La dynastie Sung fut une période d'expérimentation et de création très intense pour la culture du thé. L'un des thés les plus représentatifs de l'époque est le thé vert en poudre, Mo Cha, battu avec un fouet en bambou dans un bol Tian Mu. Cette technique a pratiquement disparu de Chine, mais fut exporté avec succès au Japon, puisque la haute société la pratique aujourd'hui encore. On y appelle le thé matcha et le bol Tenmoku.
Si l'on veut recréer une telle expérience 'Sung' de nos jours, il faudra prendre du matcha japonais. Les thés verts chinois (ou taiwanais) en poudre ne sont pas de qualité suffisante (d'un point de vue du process, pas du thé en soi).
Mais avant que je ne vous livre la technique pour faire ce thé à la manière Sung, il faut d'abord que je vous en dise plus comment on appréciait ce thé à l'époque. Ainsi, dans la Chine impériale il y a 1000 ans, l'empereur Sung Hui Zhong appréciait tout particulièrement le thé dont la technique avait pris forme il y a deux siècles auparavant avec Lu Yu. C'est sous son impulsion que tous les courtisans, nobles et riches marchands se mirent également au thé. Il y avait probablement une part d'effet 'golf', c'est à dire d'une activité sélect pratiquée seulement par ceux qui peuvent se le permettre. Du coup, les artistes et artisans recevaient beaucoup de commandes pour des objets de thé. Pour les courtisans, obtenir des objets qui plairaient à l'empereur était une façon d'obtenir ses faveurs. Cela explique le foisonnement et la créativité de cette époque.
Mais, de manière plus profonde, la dynastie Sung était bien en avance sur le reste du monde en terme de progrès et de culture. L'empereur accordait beaucoup d'importance aux plaisirs les plus raffinés et cela se reflétait aussi dans le thé. Ce n'était pas une simple boisson, mais une source de divertissement artistique. L'un des plus grand plaisir est celui de la vue. Et l'objet le plus important et le plus beau était le bol Tian Mu.

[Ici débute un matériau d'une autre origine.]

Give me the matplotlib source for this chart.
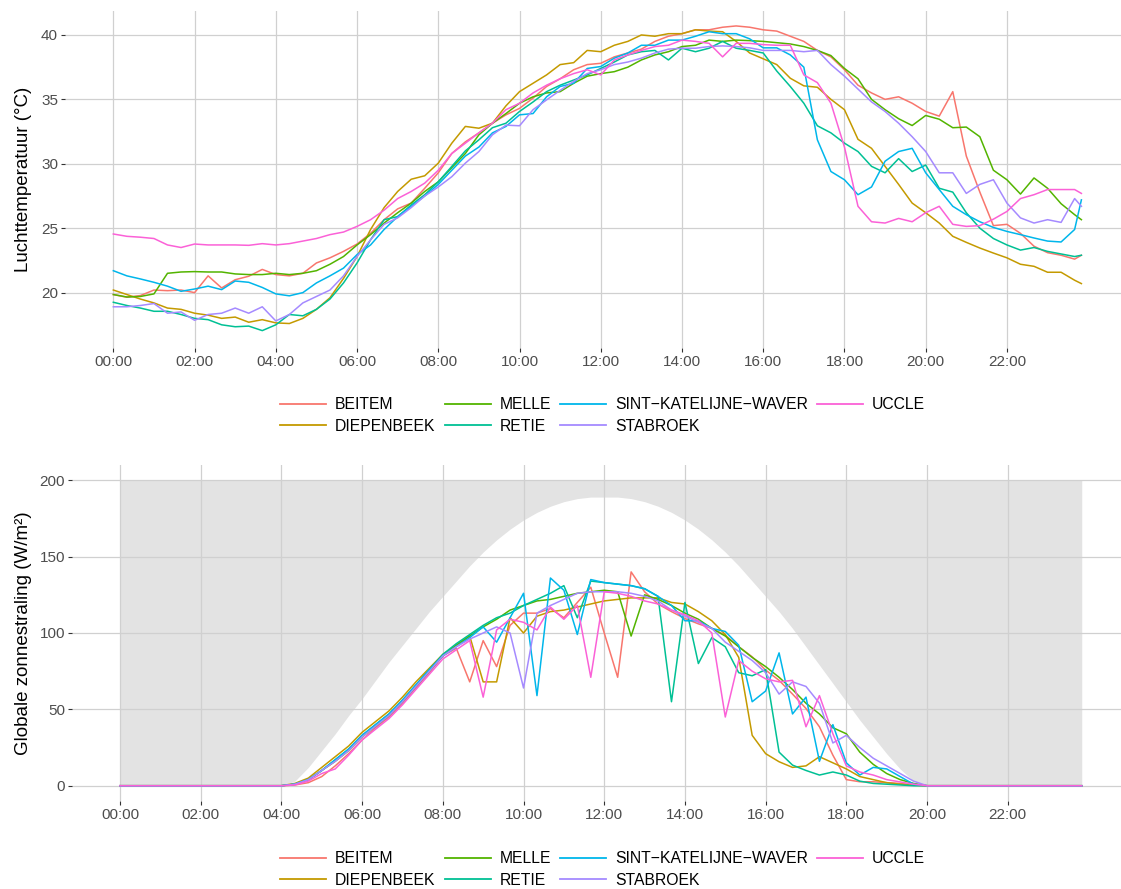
import numpy as np
import matplotlib
matplotlib.use('Agg')
import matplotlib.pyplot as plt
from matplotlib.lines import Line2D

plt.rcParams['font.family'] = ['Liberation Sans', 'DejaVu Sans']

# time of day, 20-minute readings, last one at 23:50
minutes = list(range(0, 1440, 20)) + [1430]
hours = np.array(minutes) / 60

stations = ['BEITEM', 'DIEPENBEEK', 'MELLE', 'RETIE',
            'SINT\u2212KATELIJNE\u2212WAVER', 'STABROEK', 'UCCLE']
colors = ['#F8766D', '#C49A00', '#53B400', '#00C094', '#00B6EB', '#A58AFF', '#FB61D7']

# air temperature (°C)
temp_beitem = [19.85, 19.64, 19.77, 20.2, 20.15, 20.2, 20.0, 21.3, 20.36, 21.0, 21.27, 21.8, 21.4, 21.3, 21.5,
               22.3, 22.7, 23.2, 23.77, 24.6, 25.66,
               26.5, 26.95, 28.1, 29.3, 30.8, 31.7, 32.4, 33.15, 33.8, 34.3, 35.1, 36.0, 36.6, 37.3, 37.7,
               37.8, 38.3, 38.6, 38.9, 39.5, 39.9, 40.1, 40.4, 40.4, 40.6, 40.7, 40.6, 40.4, 40.3,
               39.9, 39.5, 38.8, 38.3, 37.3, 36.1, 35.5, 35.0, 35.2, 34.7, 34.06, 33.7, 35.6, 30.6, 27.8,
               25.2, 25.3, 24.6, 23.6, 23.1, 22.9, 22.6, 22.9]
temp_diepenbeek = [20.2, 19.85, 19.5, 19.2, 18.8, 18.7, 18.4, 18.25, 18.0, 18.1, 17.7, 17.9, 17.65, 17.6, 18.0,
                   18.7, 19.6, 21.1, 22.8, 24.9, 26.6,
                   27.85, 28.8, 29.07, 30.05, 31.6, 32.9, 32.76, 33.15, 34.5, 35.6, 36.25, 36.9, 37.7, 37.85,
                   38.8, 38.7, 39.2, 39.5, 40.0, 39.9, 40.1, 40.1, 40.4, 40.3, 40.25, 39.5, 38.6, 38.15, 37.7,
                   36.64, 36.05, 35.94, 35.0, 34.2, 31.9, 31.2, 29.8, 28.4, 26.95, 26.2, 25.4, 24.37, 23.9,
                   23.46, 23.07, 22.7, 22.2, 22.04, 21.58, 21.58, 20.96, 20.7]
temp_melle = [19.85, 19.66, 19.7, 19.9, 21.5, 21.6, 21.63, 21.6, 21.6, 21.45, 21.4, 21.4, 21.5, 21.4, 21.5,
              21.7, 22.2, 22.8, 23.7, 24.5, 25.4,
              26.2, 26.95, 27.85, 28.6, 29.7, 30.8, 32.25, 33.15, 33.9, 34.7, 35.2, 35.5, 35.6, 36.25, 36.8,
              37.0, 37.15, 37.5, 38.06, 38.45, 38.7, 39.1, 39.2, 39.6, 39.5, 39.6, 39.56, 39.5, 39.4,
              39.3, 39.1, 38.8, 38.4, 37.4, 36.6, 35.0, 34.2, 33.5, 32.97, 33.75, 33.46, 32.8, 32.85, 32.1,
              29.5, 28.76, 27.65, 28.9, 28.1, 26.9, 26.05, 25.66]
temp_retie = [19.25, 19.0, 18.8, 18.55, 18.55, 18.3, 18.0, 17.9, 17.5, 17.35, 17.4, 17.05, 17.5, 18.3, 18.2,
              18.7, 19.5, 20.75, 22.3, 24.1, 25.66,
              25.9, 26.8, 27.6, 28.6, 29.8, 31.0, 31.86, 32.8, 33.15, 34.06, 34.8, 35.6, 36.1, 36.5, 36.9,
              37.4, 37.9, 38.45, 38.7, 38.8, 38.06, 38.97, 38.7, 38.97, 39.5, 38.97, 38.8, 38.6, 37.2,
              36.0, 34.7, 32.95, 32.4, 31.6, 30.95, 29.8, 29.3, 30.4, 29.4, 29.9, 28.1, 27.8, 26.2, 25.0,
              24.2, 23.7, 23.3, 23.5, 23.2, 23.0, 22.8, 22.9]
temp_skw = [21.7, 21.3, 21.06, 20.8, 20.5, 20.1, 20.28, 20.5, 20.23, 20.9, 20.8, 20.4, 19.9, 19.75, 20.0,
            20.75, 21.3, 21.9, 22.95, 23.7, 24.9,
            25.9, 26.7, 27.5, 28.4, 29.5, 30.6, 31.3, 32.4, 32.9, 33.8, 33.9, 35.2, 36.0, 36.25, 37.4,
            37.55, 38.2, 38.6, 39.2, 39.2, 39.6, 39.6, 39.9, 40.25, 40.1, 40.1, 39.7, 39.0, 39.0,
            38.45, 37.5, 31.86, 29.4, 28.76, 27.6, 28.2, 30.2, 30.95, 31.2, 29.3, 28.0, 26.7, 26.05, 25.5,
            25.06, 24.75, 24.5, 24.24, 24.0, 23.93, 24.9, 27.2]
temp_stabroek = [18.9, 18.9, 19.0, 19.15, 18.4, 18.5, 17.85, 18.3, 18.4, 18.8, 18.4, 18.9, 17.8, 18.3, 19.2,
                 19.7, 20.2, 21.3, 22.8, 24.1, 25.3,
                 25.8, 26.6, 27.5, 28.2, 29.0, 30.05, 30.95, 32.25, 33.0, 32.95, 34.2, 34.96, 35.7, 36.4,
                 37.0, 37.3, 37.7, 37.9, 38.2, 38.6, 38.9, 38.97, 38.97, 39.1, 39.15, 39.1, 39.0, 38.8, 38.8,
                 38.8, 38.7, 38.8, 37.7, 36.8, 35.8, 34.8, 34.06, 33.15, 32.1, 30.95, 29.3, 29.3, 27.7,
                 28.4, 28.76, 26.95, 25.8, 25.4, 25.66, 25.45, 27.3, 26.7]
temp_uccle = [24.55, 24.37, 24.3, 24.2, 23.7, 23.5, 23.77, 23.7, 23.7, 23.7, 23.67, 23.8, 23.7, 23.8, 24.0,
              24.2, 24.5, 24.7, 25.14, 25.66, 26.4,
              27.3, 27.85, 28.5, 29.5, 30.8, 31.6, 32.4, 33.15, 34.2, 34.7, 35.5, 36.1, 36.6, 37.0, 37.3,
              36.9, 38.06, 38.45, 38.8, 39.1, 39.2, 39.6, 39.5, 39.35, 38.3, 39.35, 39.35, 39.25, 39.2,
              39.2, 36.9, 36.3, 34.7, 31.3, 26.7, 25.5, 25.4, 25.76, 25.5, 26.2, 26.7, 25.3, 25.14, 25.2,
              25.7, 26.3, 27.3, 27.6, 28.0, 28.0, 28.0, 27.7]

# global radiation (W/m²), zero before 04:00 and after 20:00
rad_beitem = [0] * 12 + [0, 0.5, 2, 6, 13, 21, 30, 38, 45, 54, 64, 74,
                         85, 90, 68, 95, 78, 105, 113, 113, 116, 110, 120, 130, 100, 71, 140, 127, 119, 114,
                         109.5, 106, 103, 98.6, 91, 84.4, 75.7, 69, 60, 50.6, 38.6, 20, 4, 2.6, 2.6, 2, 1.5,
                         0.5, 0] + [0] * 12
rad_diepenbeek = [0] * 12 + [0, 1.5, 5, 12, 19, 26, 35, 42, 49, 58, 68, 77,
                             86, 92, 98, 68, 68, 110, 100, 111, 114, 115, 117, 119, 121, 122, 123, 123, 123,
                             120, 119, 114, 108, 99, 84, 33, 21, 15.7, 12, 13, 19, 15, 11, 6, 4, 2, 1, 0.3,
                             0] + [0] * 12
rad_melle = [0] * 12 + [0, 1, 4, 10, 16, 23, 32, 39, 46, 55, 65, 75,
                        85, 92, 98, 104, 109, 115, 118, 121, 122, 124, 126, 127, 128, 127, 98, 125, 122, 118,
                        113, 109, 103, 98, 91, 84, 78, 71, 63, 54, 47, 38, 34, 22, 14, 8, 4, 1.5, 0] + [0] * 12
rad_retie = [0] * 12 + [0, 1, 4, 10, 17, 24, 33, 40, 47, 56, 66, 76,
                        86, 93, 99, 105, 110, 113, 118, 122, 126, 131, 110, 134, 133, 132, 131, 129, 124, 55,
                        120, 80, 97, 91, 74, 72, 76, 22, 13.5, 10, 7, 9, 7, 3, 1.5, 1, 0.5, 0, 0] + [0] * 12
rad_skw = [0] * 12 + [0, 1, 4, 10, 17, 24, 33, 40, 47, 56, 66, 76,
                      85, 91, 97, 104, 94, 110, 126, 59, 136, 128, 99, 135, 133, 132, 131, 129, 124, 118,
                      108, 108, 103, 101, 92, 55, 62, 87, 47, 58, 16, 40, 15, 7, 12, 11, 6, 1, 0] + [0] * 12
rad_stabroek = [0] * 12 + [0, 1, 4, 10, 16, 23, 32, 39, 46, 55, 65, 75,
                           85, 91, 96, 100, 104, 100, 64, 113, 118, 122, 126, 127, 127, 127, 126, 124, 121,
                           115, 111, 107, 103, 94, 88, 82, 74, 60, 68, 65, 54, 28, 33, 25, 18, 13, 8, 3,
                           0] + [0] * 12
rad_uccle = [0] * 12 + [0, 0.5, 3, 8, 11, 20, 30, 37, 44, 53, 63, 73,
                        83, 89, 95, 58, 102, 109, 107, 102, 117, 109, 118, 71, 127, 126, 124, 121, 119, 115,
                        112, 108, 100, 45, 82, 75, 70, 68, 69, 38.6, 59, 34, 13, 9, 7, 4, 2.5, 1, 0] + [0] * 12

# clear-sky radiation envelope
clear_sky = [0] * 12 + [0, 3, 12, 23, 34, 46, 57, 69, 81, 92, 103, 114, 124, 134, 144, 153, 161, 168, 174,
                        179, 183, 186, 188, 189, 189,
                        189, 188, 186, 183, 179, 174, 168, 161, 153, 144, 134, 124, 114, 103, 91, 79, 67,
                        55, 43, 32, 21, 11, 3, 0] + [0] * 12
sky_top = 200

temps = [temp_beitem, temp_diepenbeek, temp_melle, temp_retie, temp_skw, temp_stabroek, temp_uccle]
rads = [rad_beitem, rad_diepenbeek, rad_melle, rad_retie, rad_skw, rad_stabroek, rad_uccle]

W, H = 1121, 889
fig = plt.figure(figsize=(W / 100, H / 100), dpi=100)
ax1 = fig.add_axes([65 / W, 1 - 348 / H, (1130 - 65) / W, 337 / H])
ax2 = fig.add_axes([72 / W, 1 - 801 / H, (1130 - 72) / W, 336 / H])


def style(ax):
    for s in ax.spines.values():
        s.set_visible(False)
    ax.grid(True, color='#D0D0D0', lw=0.9)
    ax.set_axisbelow(True)
    ax.tick_params(colors='#333333', labelcolor='#4D4D4D', labelsize=11, length=2.6, width=0.8, pad=2.4)
    ax.set_xticks(range(0, 24, 2))
    ax.set_xticklabels([f'{h:02d}:00' for h in range(0, 24, 2)])
    ax.set_xlim(-1.19, 25.03)


# top: temperature
style(ax1)
for name, col, vals in zip(stations, colors, temps):
    ax1.plot(hours, vals, color=col, lw=1.1, zorder=2)
ax1.set_ylim(15.7, 41.86)
ax1.set_yticks([20, 25, 30, 35, 40])
ax1.set_ylabel('Luchttemperatuur (°C)', fontsize=13.5, color='black')
ax1.yaxis.set_label_coords((32 - 65) / 1065, 0.5)

# bottom: radiation
style(ax2)
ax2.fill_between(hours, clear_sky, sky_top, color='#E3E3E3', lw=0, zorder=0.3)
for name, col, vals in zip(stations, colors, rads):
    ax2.plot(hours, vals, color=col, lw=1.1, zorder=2)
ax2.set_ylim(-10, 210)
ax2.set_yticks([0, 50, 100, 150, 200])
ax2.set_ylabel('Globale zonnestraling (W/m²)', fontsize=13.5, color='black')
ax2.yaxis.set_label_coords((32 - 72) / 1058, 0.5)

handles = [Line2D([], [], color=c, lw=1.3) for c in colors]
for yc in [1 - 415.4 / H, 1 - 869.4 / H]:
    fig.legend(handles, stations, loc='center', bbox_to_anchor=(602.5 / W, yc), ncol=4, frameon=False,
               fontsize=11.3, handlelength=2.93, handletextpad=0.57, columnspacing=0.58, labelspacing=0.42,
               borderpad=0)

fig.savefig('out.png', dpi=100)
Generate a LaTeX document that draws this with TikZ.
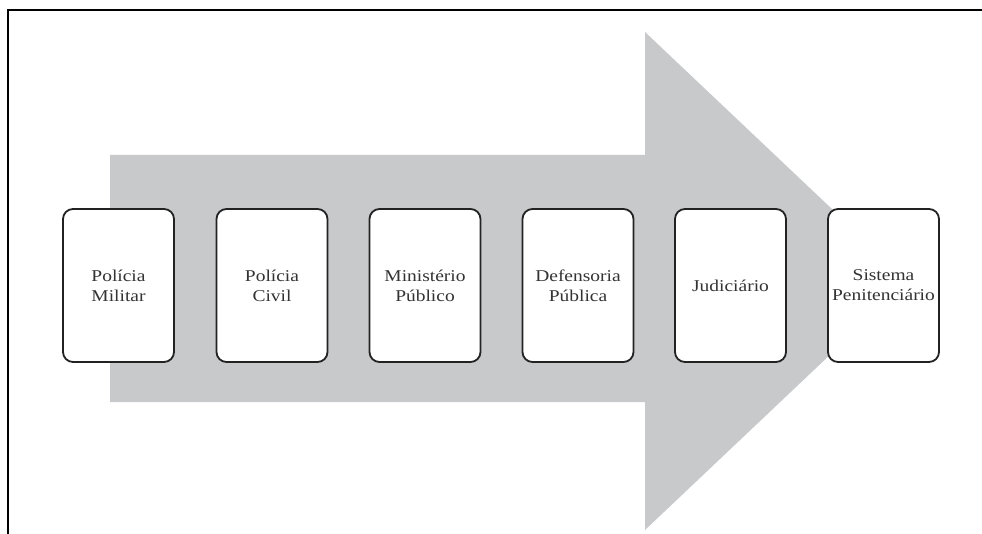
\documentclass[tikz,border=0pt]{standalone}
\usepackage{fontspec}
\setmainfont{Liberation Serif}[FakeStretch=1.18]
\definecolor{arrowgray}{HTML}{C8C9CB}
\definecolor{boxline}{HTML}{222222}
\definecolor{txt}{HTML}{333333}
\begin{document}
\begin{tikzpicture}[x=1pt,y=-1pt,
  organ/.style={draw=boxline,line width=1.8pt,fill=white,rounded corners=10pt,
    minimum width=111pt,minimum height=153pt,inner sep=0pt,align=center,
    text=txt,font=\fontsize{16.5}{20}\selectfont},
  frame/.style={draw=black,line width=2pt}]
\useasboundingbox (0,0) rectangle (982,534);
% frame
\draw[frame] (982,10) -- (7.5,10) -- (7.5,534);
% big arrow
\fill[arrowgray] (110,155) -- (645,155) -- (645,32) -- (908,281) -- (645,530) -- (645,402) -- (110,402) -- cycle;
% boxes
\node[organ] (pm) at (118.5,285.5) {Polícia\\Militar};
\node[organ] (pc) at (272,285.5) {Polícia\\Civil};
\node[organ] (mp) at (425,285.5) {Ministério\\Público};
\node[organ] (dp) at (578,285.5) {Defensoria\\Pública};
\node[organ] (ju) at (730.5,285.5) {Judiciário};
\node[organ] (sp) at (883.5,285.5) {Sistema\\Penitenciário};
\end{tikzpicture}
\end{document}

Rapidement, pourquoi est-il noir au départ? Parce que c'est la couleur qui se marie le mieux avec le mo cha vert. Ces bols furent surtout produits dans le Fujian, à Zhen Yang, avec une glaise noire. Cette glaise a elle-même une propriété intéressante: elle prend une couleur pourpre/brune par oxidation durant la cuisson. C'est assez bien visible sur la photo ci-dessous. On voit la glaise originale noire sous les bris du pied.
On y rajoute ensuite une émaille noire épaisse qui descend presque jusqu'au pied à l'extérieur (l'intervalle qui reste au-dehors correspond au volume à l'intérieur du bol dans lequel on met la poudre de thé.) D'après des analyses de l'émaille des bols, on a pu déterminer que la température de cuisson durant la période Sung atteignait déjà 1290 degrés Celcius!! Or, c'est là que se passa quelque chose d'extraordinaire: la technique de l'émaillage n'êtant pas encore très au point, certains bols ne ressortaient pas tout noir des fours, mais avaient de taches de couleur diverses. Sur un lot de 100 bols, peut-être seuls 2 ou 3 avaient ces irrégularités. Ces formes et couleurs fruits du hasard faisaient la joie (visuelle) des buveurs de thé.
Ci-dessous, un changement classique: (le bol est une reproduction moderne)
Un autre classique était d'avoir le pourtour argenté ou doré. Parfois on rajoutait des formes à la main, comme de ronds blancs. Mais en général, on préférait les altérations naturelles.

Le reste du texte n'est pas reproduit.